Monday, 30 August 2010

film collections a valuable resource

A quick post about a sometimes forgotten reservoir of language practice material (well someone I was speaking to at work hadn't thought of it). I don't collect a lot of films, but sometime I buy them, particularly as these days sometimes buying a DVD is about the same price as renting it. When learning a language you may find that you have immediate access to a number of films with soundtracks and sub-titles in that language. Perhaps if not directly, then via borrowing films (I have a friend who literally has stacks of DVDs taller than me laying around.

Even if you don't like dubbed sound you may have watched a number of films in the past that were dubbed in your mother tongue, so now you can watch them as they were intended :).

I admit this has not helped me hugely for Thai,  although I did have the Eye trilogy which I originally purchased because I like that type of film and  because the soundtracks have some Mandarin (also have lots of Thai). The real reminder for this came from starting German and I came across a number of films with German soundtracks.

Will this help much? Well bizarrely there are those that don't seem to rate listening activities as much use, I find them incredibly useful. Besides if you are just replacing watching a film in your mother tongue with one (or the same one) in your target language what can go wrong (no you won't go blind or lose the power of speech :0). Another advantage with tapping the reservoir is that you may try and enjoy some films that you never thought you would (perhaps one you borrow from a family member).

Sunday, 22 August 2010

Sights Sounds and Smells

I am back on track (more about that in a later post). The first language I tried to learn was Mandarin Chinese, Mandarin has a huge advantage over Thai (for the remote learner) in that as I pointed out here: there are a lot of Chinese speakers. It is relatively easy to find them, relatively easy to get access to the language either actively or just to listen to how it is used in real life situations.
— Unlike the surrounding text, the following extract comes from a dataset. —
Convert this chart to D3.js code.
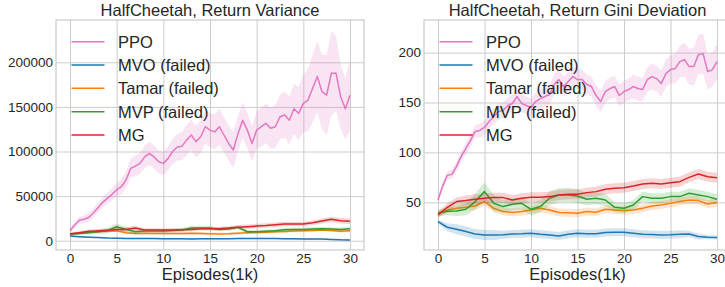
<!DOCTYPE html>
<html>
<head>
<meta charset="utf-8">
<script src="https://cdn.jsdelivr.net/npm/d3@7"></script>
<style>
  html, body { margin: 0; padding: 0; background: #fff; }
  svg { display: block; font-family: "Liberation Sans", Arial, sans-serif; }
</style>
</head>
<body>
<svg id="chart" width="725" height="287"></svg>
<script>
// ---------------- DATA ----------------
const seriesNames = ["PPO", "MVO (failed)", "Tamar (failed)", "MVP (failed)", "MG"];
const seriesColors = ["#e377c2", "#1f77b4", "#ff7f0e", "#2ca02c", "#d62728"];

const episodesFine = [0,0.5,1,1.5,2,2.5,3,3.5,4,4.5,5,5.5,6,6.5,7,7.5,8,8.5,9,9.5,10,10.5,11,11.5,12,12.5,13,13.5,14,14.5,15,15.5,16,16.5,17,17.5,18,18.5,19,19.5,20,20.5,21,21.5,22,22.5,23,23.5,24,24.5,25,25.5,26,26.5,27,27.5,28,28.5,29,29.5,30];
const episodesCoarse = [0,1,2,3,4,5,6,7,8,9,10,11,12,13,14,15,16,17,18,19,20,21,22,23,24,25,26,27,28,29,30];

const xTicks = [0, 5, 10, 15, 20, 25, 30];
const varTicks = [0, 50000, 100000, 150000, 200000];
const giniTicks = [50, 100, 150, 200];

// Return Variance panel
const varPPO = [11200,17600,23000,24000,26000,31000,37000,43000,47500,52000,57000,60500,68000,81000,83700,86700,94000,98000,94000,88500,86700,92000,100000,105000,106000,113000,118500,111000,116600,127800,124000,122000,127800,118500,109000,101600,120000,135000,124000,109000,124000,127800,131500,126000,127800,139000,141000,135000,148000,142700,154000,157700,170800,184000,167000,163300,187600,187600,161400,148000,163000];
const varPPOsd = [3000,3500,4000,4500,5000,5000,5500,6000,6500,7000,7500,8500,9500,10500,11500,12000,12500,13000,13000,13000,13000,13500,14000,15000,16000,17000,17000,18000,18500,19000,19000,19500,20000,20000,20000,20000,20000,20000,20000,20000,21000,22000,22000,23000,24000,25000,26000,27000,28000,30000,32000,35000,38000,40000,42000,45000,47000,42000,36000,34000,40000];
const varMVO = [5200,4500,4000,3500,3000,2800,2600,2500,2400,2400,2300,2200,2200,2000,2100,2200,2300,2300,2400,2500,2600,2500,2400,2300,2200,2000,1900,1800,1500,1000,800];
const varMVOsd = [1000,900,800,800,800,800,800,800,800,800,800,800,800,800,800,800,800,800,800,800,800,800,800,800,800,800,800,800,800,800,800];
const varTamar = [7500,8500,9500,10300,11000,11200,9000,8200,8500,8200,8200,8200,8000,8500,8200,7800,7600,7800,8500,9000,9300,9600,10000,10300,10800,11200,11500,12000,11500,10500,11200];
const varTamarSd = [1500,1500,1500,1500,1500,1500,1500,1500,1500,1500,1500,1500,1500,1500,1500,1500,1500,1500,1500,1500,1500,1500,1500,1500,1500,1500,1500,1500,1500,1500,1500];
const varMVP = [7500,8200,9000,10000,11200,15700,12700,10000,10800,10800,10800,11500,12000,14200,14200,14200,12700,13200,15000,10000,10000,10500,11200,12300,12500,12700,13000,13500,13000,12700,13500];
const varMVPsd = [1500,1500,2000,2500,3000,3500,3000,2500,2000,2000,2000,2000,2000,2500,2500,2500,2000,2000,2000,2000,2000,2000,2000,2000,2000,2000,2000,2000,2000,2000,2000];
const varMG = [7500,9000,10500,11000,11600,12700,12700,14200,12000,12000,12000,12000,12300,12700,13500,13500,13500,14200,15000,15700,16400,17000,17900,18700,18700,18700,20200,22000,24000,22400,21700];
const varMGsd = [1500,1500,2000,2000,2000,2000,2500,2500,2000,2000,2000,2000,2000,2000,2000,2000,2000,2000,2500,2500,2500,2500,2500,2500,2500,2500,2500,3000,3000,3000,3000];

// Return Gini Deviation panel
const giniPPO = [52,66,77,78,86,96,104,112,121,122,125,131,136,141,142,147,149,156,149,147,145,151,154,156,158,168,173,166,171,176,173,173,168,166,157,151,161,164,166,157,161,163,166,164,163,173,176,174,169,179,183,184,191,193,186,186,198,199,181,183,191];
const giniPPOsd = [3,4,4,5,5,5,6,6,6,7,7,7,8,8,8,8,9,9,9,9,9,9,10,10,10,10,10,10,10,10,10,10,10,10,10,11,11,11,11,11,11,11,12,12,12,12,13,13,13,14,14,15,16,17,18,19,20,20,18,17,18];
const giniMVO = [30.7,25,23,20.7,18.3,17.3,17.3,17.5,18.3,18.5,19,18,17.3,16.3,18,19,18.5,18.5,19.7,20,20,19,18,17.8,17.3,17.5,18,18.3,15.7,15,14.7];
const giniMVOsd = [2,4,5,5,5,5,5,4,4,4,4,4,4,4,4,4,4,4,4,4,4,4,4,4,4,4,4,3,3,2,2];
const giniTamar = [39,42,44,45,46.3,50.7,44,40.7,39.7,40.7,42.3,44,42.3,39.7,39.5,39,40.7,40,43,42.3,41.7,42.3,44,46.3,47.3,49,50.7,52.3,51.7,48.3,49.7];
const giniTamarSd = [3,3,3,3,4,4,4,4,4,4,4,4,4,4,4,4,4,4,4,4,4,4,4,4,4,4,4,4,4,4,4];
const giniMVP = [39,41,41.3,43,50.7,60.7,49,45.7,48,49,43,45.7,54,57.3,57.3,56.3,53,54,52.3,45,44,47.3,55.7,54,54,55.7,55.7,59,57.3,55.7,53];
const giniMVPsd = [3,4,5,6,8,9,8,6,6,6,6,6,7,7,7,7,6,6,6,5,5,5,5,5,5,5,5,5,5,5,5];
const giniMG = [37.3,45,50.7,51.7,53,54,54.7,54.7,52.3,54,55,55,55.7,57.3,58,58,59.7,60.7,63,64,64.7,66.3,68.3,69,68.3,69.7,70.7,75,78.3,75.7,74.7];
const giniMGsd = [3,4,4,5,5,5,5,5,5,5,5,5,5,5,5,5,5,5,5,5,5,5,5,5,5,5,5,5,5,5,5];

// ---------------- DRAW ----------------
const panels = [
  {
    title: "HalfCheetah, Return Variance",
    left: 56, right: 364, top: 20, bottom: 250,
    yDomain: [-10400, 247400], yTicks: varTicks,
    series: [
      { x: episodesFine, m: varPPO, s: varPPOsd },
      { x: episodesCoarse, m: varMVO, s: varMVOsd },
      { x: episodesCoarse, m: varTamar, s: varTamarSd },
      { x: episodesCoarse, m: varMVP, s: varMVPsd },
      { x: episodesCoarse, m: varMG, s: varMGsd }
    ]
  },
  {
    title: "HalfCheetah, Return Gini Deviation",
    left: 424, right: 731, top: 20, bottom: 250,
    yDomain: [2.2, 232.7], yTicks: giniTicks,
    series: [
      { x: episodesFine, m: giniPPO, s: giniPPOsd },
      { x: episodesCoarse, m: giniMVO, s: giniMVOsd },
      { x: episodesCoarse, m: giniTamar, s: giniTamarSd },
      { x: episodesCoarse, m: giniMVP, s: giniMVPsd },
      { x: episodesCoarse, m: giniMG, s: giniMGsd }
    ]
  }
];

const svg = d3.select("#chart");
const textColor = "#262626";
const gridColor = "#cccccc";

panels.forEach((p, pi) => {
  const x = d3.scaleLinear().domain([-1.5, 31.5]).range([p.left, p.right]);
  const y = d3.scaleLinear().domain(p.yDomain).range([p.bottom, p.top]);
  const g = svg.append("g");

  const clipId = "clip" + pi;
  g.append("clipPath").attr("id", clipId).append("rect")
    .attr("x", p.left).attr("y", p.top)
    .attr("width", p.right - p.left).attr("height", p.bottom - p.top);

  // grid via axes
  const xAxis = d3.axisBottom(x).tickValues(xTicks).tickSize(-(p.bottom - p.top)).tickPadding(5).tickFormat(d3.format("d"));
  const gx = g.append("g").attr("transform", `translate(0,${p.bottom})`).call(xAxis);
  gx.select(".domain").remove();
  gx.selectAll("line").attr("stroke", gridColor).attr("stroke-width", 1);
  gx.selectAll("text").attr("fill", textColor).attr("font-size", "13.5px")
    .attr("font-family", '"Liberation Sans", Arial, sans-serif').attr("dy", "0").attr("y", 13);

  const yAxis = d3.axisLeft(y).tickValues(p.yTicks).tickSize(-(p.right - p.left)).tickPadding(3).tickFormat(d3.format("d"));
  const gy = g.append("g").attr("transform", `translate(${p.left},0)`).call(yAxis);
  gy.select(".domain").remove();
  gy.selectAll("line").attr("stroke", gridColor).attr("stroke-width", 1);
  gy.selectAll("text").attr("fill", textColor).attr("font-size", "13.5px")
    .attr("font-family", '"Liberation Sans", Arial, sans-serif');

  // frame
  g.append("rect").attr("x", p.left).attr("y", p.top)
    .attr("width", p.right - p.left).attr("height", p.bottom - p.top)
    .attr("fill", "none").attr("stroke", gridColor).attr("stroke-width", 1.25);

  const plot = g.append("g").attr("clip-path", `url(#${clipId})`);
  p.series.forEach((s, i) => {
    const pts = s.x.map((xv, k) => ({ x: xv, m: s.m[k], s: s.s[k] }));
    const area = d3.area().x(d => x(d.x)).y0(d => y(d.m - d.s)).y1(d => y(d.m + d.s));
    const line = d3.line().x(d => x(d.x)).y(d => y(d.m));
    plot.append("path").datum(pts).attr("d", area)
      .attr("fill", seriesColors[i]).attr("fill-opacity", 0.2).attr("stroke", "none");
    plot.append("path").datum(pts).attr("d", line)
      .attr("fill", "none").attr("stroke", seriesColors[i]).attr("stroke-width", 1.5)
      .attr("stroke-linejoin", "round");
  });

  // title
  g.append("text").attr("x", (p.left + p.right) / 2).attr("y", 16)
    .attr("text-anchor", "middle").attr("fill", textColor).attr("font-size", "16.5px")
    .text(p.title);
  // x label
  g.append("text").attr("x", (p.left + p.right) / 2).attr("y", 280)
    .attr("text-anchor", "middle").attr("fill", textColor).attr("font-size", "16.5px")
    .text("Episodes(1k)");

  // legend
  const lg = g.append("g");
  seriesNames.forEach((name, i) => {
    const ly = 41.7 + i * 23.33;
    lg.append("line").attr("x1", p.left + 15.5).attr("x2", p.left + 48.5)
      .attr("y1", ly).attr("y2", ly)
      .attr("stroke", seriesColors[i]).attr("stroke-width", 1.5);
    lg.append("text").attr("x", p.left + 62).attr("y", ly).attr("dy", "0.36em")
      .attr("fill", textColor).attr("font-size", "16.5px").text(name);
  });
});
</script>
</body>
</html>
Ideally I would like to be able to wander around somewhere like here, listen observe, start getting involved:

There would seem to be a huge advantage to learning a language in the place that it is naturally spoken. Not long ago I was at an English market that had a stall selling home made Asian/Indian foods (run by an English lady). It was a very popular store, I had to queue, at the front of the queue were what appeared to be an older Thai lady and her daughter, the daughter acting as interpreter and dealing with the things the elder lady wanted. I wasn't close enough to hear much but at one point the elder lady inhaled deeply and clearly said "hom" and indeed the food did smell wonderful. Imagine if the whole market was full of this, สนุกดีใช่ไหม?

A while ago I was working with a contractor who had developed a passion for Thailand, he started learning Thai in the early 1970's, at one point he traveled to London just to get hold of some recordings of Thai speech, until that point he had never heard Thai, everything he knew was in books (not very helpful books at that), how things have changed, I guess I shouldn't complain.